The primary coil is made up of 4 windings in the range of awg12 ( approx 2mm2 or similar). Wind them around a piece of PVC pipe with a diameter of 12 cm.( a bit smaller or wider will also work). Make sure the wire is isolated because this is the high power end!
Wiring of the Primary Coil.
Keep in mind that if you see only little sparks when all is assembled and you're doing a test run, that the polarity of the primary coil plays a major part in being successful. Changing the polarity might make all the difference. Trail and error.
Step 4: Connecting the Dots
Connecting the parts.
When you have assembled the PCB and finished winding the Primary and secondary coil, it is time to hook it all up.
- Connect the Ballast coils 2 pairs (each pair consists of 2 ballast coils in parallel)

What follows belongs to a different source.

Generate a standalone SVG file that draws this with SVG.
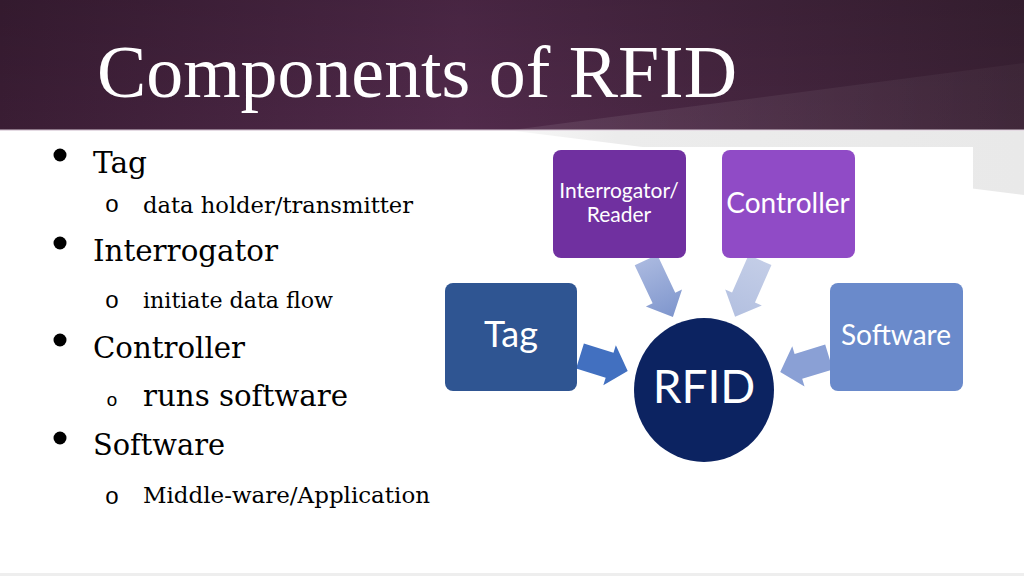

- Hook up the 2 switches to operate the coils
- connect the potmeter if you haven't done so already
- connect the primary and secondary coils
- place the primary coil over the secondary coil
- Connect the mains but don't plug it in just yet!
Step 5: Fire It Up!
Ok, so everything is ready right?
a few last notes:
Make sure the secondary coil has a breakout point. This can by a nail or piece of hard wire that point up in the air towards the ceiling. If you leave it out, a breakout of sparks might happen at the top of your coil which is something you don't want for sure!
Did u double check your circuit board and connections?
If you have an isolation transformer or Variac trafo etc, this might be a good time to use it.
Remember, sparks or no sparks, When it's plugged in to the net. NEVER touch the circuit, the heat sinks, or the output of the coil!.Always unplug your setup from mains! Always!!
Remember the one hand rule: "I've got one hand in my pocket...and the other is touching electricity...." That way you will decrease the change of current going trough your heart when you are unfortunate to electrocute yourself.
No Fire it up!!
Did you get the same nice long sparks is seen in my video?